====== Information given ======
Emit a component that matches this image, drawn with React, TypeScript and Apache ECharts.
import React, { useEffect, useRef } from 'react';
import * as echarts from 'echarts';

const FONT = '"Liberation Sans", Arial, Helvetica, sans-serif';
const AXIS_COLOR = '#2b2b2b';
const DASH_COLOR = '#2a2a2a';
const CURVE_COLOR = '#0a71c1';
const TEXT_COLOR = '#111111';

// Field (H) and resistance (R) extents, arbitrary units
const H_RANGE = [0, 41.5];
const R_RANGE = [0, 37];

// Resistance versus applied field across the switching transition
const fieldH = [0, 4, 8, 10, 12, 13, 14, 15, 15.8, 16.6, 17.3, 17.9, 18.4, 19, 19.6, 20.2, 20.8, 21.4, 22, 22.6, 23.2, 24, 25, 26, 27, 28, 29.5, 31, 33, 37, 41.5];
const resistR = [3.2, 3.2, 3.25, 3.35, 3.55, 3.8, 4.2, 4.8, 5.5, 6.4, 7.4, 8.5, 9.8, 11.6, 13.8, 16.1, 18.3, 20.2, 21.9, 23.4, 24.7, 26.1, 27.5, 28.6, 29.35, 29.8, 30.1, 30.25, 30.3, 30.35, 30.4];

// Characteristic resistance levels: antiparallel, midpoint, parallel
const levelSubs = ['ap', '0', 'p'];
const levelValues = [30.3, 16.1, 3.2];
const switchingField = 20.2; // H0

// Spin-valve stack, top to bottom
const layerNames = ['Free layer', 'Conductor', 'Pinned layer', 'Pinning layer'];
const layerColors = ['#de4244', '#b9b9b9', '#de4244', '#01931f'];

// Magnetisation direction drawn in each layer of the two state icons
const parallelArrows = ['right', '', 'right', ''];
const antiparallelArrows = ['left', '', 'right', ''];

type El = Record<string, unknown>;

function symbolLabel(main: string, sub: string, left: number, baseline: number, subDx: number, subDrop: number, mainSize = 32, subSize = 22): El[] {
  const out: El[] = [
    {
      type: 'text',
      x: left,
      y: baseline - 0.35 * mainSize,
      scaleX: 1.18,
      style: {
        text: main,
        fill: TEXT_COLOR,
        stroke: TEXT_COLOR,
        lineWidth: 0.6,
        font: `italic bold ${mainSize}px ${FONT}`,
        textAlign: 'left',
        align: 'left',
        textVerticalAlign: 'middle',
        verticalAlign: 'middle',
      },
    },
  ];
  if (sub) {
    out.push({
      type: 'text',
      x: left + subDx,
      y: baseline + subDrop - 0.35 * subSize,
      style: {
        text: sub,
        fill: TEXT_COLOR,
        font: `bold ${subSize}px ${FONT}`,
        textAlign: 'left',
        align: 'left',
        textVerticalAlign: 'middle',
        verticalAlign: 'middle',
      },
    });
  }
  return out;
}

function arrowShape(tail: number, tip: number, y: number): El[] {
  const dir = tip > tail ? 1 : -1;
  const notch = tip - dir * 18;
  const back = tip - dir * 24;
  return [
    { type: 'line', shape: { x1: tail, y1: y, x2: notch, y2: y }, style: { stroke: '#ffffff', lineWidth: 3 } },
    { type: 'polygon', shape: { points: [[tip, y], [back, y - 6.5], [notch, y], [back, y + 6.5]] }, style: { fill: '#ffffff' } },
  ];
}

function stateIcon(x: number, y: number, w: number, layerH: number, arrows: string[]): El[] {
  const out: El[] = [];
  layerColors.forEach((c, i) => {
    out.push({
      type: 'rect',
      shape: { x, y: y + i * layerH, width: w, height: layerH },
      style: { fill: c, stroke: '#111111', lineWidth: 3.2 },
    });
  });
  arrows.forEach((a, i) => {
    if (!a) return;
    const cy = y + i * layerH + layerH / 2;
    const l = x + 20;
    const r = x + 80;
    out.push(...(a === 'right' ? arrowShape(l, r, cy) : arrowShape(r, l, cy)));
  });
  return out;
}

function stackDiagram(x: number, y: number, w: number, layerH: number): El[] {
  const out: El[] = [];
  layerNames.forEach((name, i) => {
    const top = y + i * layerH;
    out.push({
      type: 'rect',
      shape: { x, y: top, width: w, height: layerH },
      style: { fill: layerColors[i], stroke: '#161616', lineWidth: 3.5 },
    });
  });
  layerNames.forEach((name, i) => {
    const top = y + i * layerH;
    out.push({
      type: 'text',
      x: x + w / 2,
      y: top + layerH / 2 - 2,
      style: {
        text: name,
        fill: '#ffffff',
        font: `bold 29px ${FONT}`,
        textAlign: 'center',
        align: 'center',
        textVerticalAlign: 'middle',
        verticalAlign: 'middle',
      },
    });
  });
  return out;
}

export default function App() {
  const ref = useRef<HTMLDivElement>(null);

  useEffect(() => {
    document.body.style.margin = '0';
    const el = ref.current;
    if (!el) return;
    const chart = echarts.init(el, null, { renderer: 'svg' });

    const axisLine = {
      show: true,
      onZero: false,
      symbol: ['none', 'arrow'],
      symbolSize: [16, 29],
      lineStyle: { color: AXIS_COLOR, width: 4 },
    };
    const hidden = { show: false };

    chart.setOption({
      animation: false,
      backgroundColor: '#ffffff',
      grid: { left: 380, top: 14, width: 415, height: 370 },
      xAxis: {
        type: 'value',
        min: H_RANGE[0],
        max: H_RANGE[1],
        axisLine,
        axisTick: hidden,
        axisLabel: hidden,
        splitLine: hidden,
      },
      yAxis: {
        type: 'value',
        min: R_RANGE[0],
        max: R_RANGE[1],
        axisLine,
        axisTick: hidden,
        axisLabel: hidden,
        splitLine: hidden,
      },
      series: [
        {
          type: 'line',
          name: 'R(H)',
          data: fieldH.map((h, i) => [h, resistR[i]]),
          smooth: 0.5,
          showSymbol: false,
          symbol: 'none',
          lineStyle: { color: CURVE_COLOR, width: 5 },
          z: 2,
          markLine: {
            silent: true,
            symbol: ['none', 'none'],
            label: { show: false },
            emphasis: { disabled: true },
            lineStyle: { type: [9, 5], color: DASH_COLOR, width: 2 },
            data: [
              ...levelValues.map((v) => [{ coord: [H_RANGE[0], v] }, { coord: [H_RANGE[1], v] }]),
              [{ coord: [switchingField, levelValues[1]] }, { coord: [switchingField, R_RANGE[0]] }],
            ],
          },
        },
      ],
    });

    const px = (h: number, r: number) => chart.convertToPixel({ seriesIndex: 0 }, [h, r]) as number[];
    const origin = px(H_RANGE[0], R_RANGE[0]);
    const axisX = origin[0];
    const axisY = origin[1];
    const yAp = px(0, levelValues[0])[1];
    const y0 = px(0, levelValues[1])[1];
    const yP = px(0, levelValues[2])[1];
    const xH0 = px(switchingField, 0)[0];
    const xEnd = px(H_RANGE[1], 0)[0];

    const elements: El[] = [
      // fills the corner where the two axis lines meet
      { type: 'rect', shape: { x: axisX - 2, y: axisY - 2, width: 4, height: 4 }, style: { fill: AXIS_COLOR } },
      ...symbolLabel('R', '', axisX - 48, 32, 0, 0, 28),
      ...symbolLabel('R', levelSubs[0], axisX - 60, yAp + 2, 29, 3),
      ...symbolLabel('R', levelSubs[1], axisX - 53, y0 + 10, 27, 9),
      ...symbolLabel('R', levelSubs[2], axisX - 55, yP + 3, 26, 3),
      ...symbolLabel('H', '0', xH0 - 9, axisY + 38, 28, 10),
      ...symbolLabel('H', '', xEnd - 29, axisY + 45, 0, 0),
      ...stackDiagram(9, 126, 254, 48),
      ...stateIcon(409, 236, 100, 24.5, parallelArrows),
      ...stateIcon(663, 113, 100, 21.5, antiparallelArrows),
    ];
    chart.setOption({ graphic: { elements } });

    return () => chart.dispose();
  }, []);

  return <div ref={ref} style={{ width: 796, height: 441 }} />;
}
======
====== Information given ======
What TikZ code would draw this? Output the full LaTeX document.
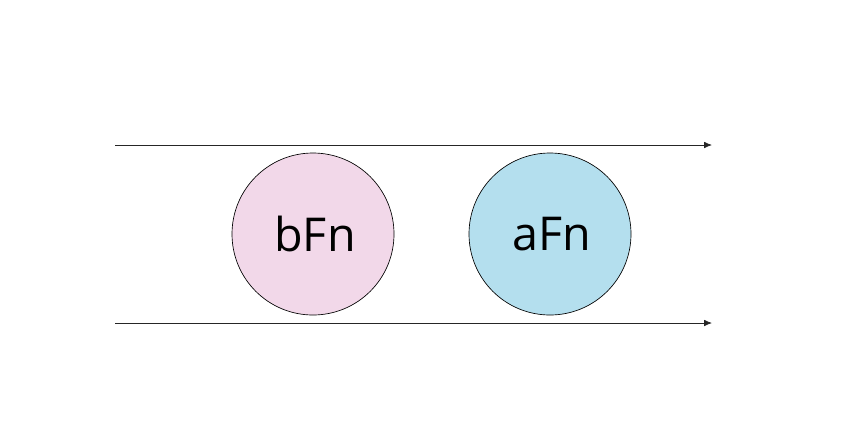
======
Challenge:
From the entries above, extract only the lines running from the one containing "Emit a component" through the one containing "import * as echarts from 'echarts';", inclusive.

Output below:
Emit a component that matches this image, drawn with React, TypeScript and Apache ECharts.
import React, { useEffect, useRef } from 'react';
import * as echarts from 'echarts';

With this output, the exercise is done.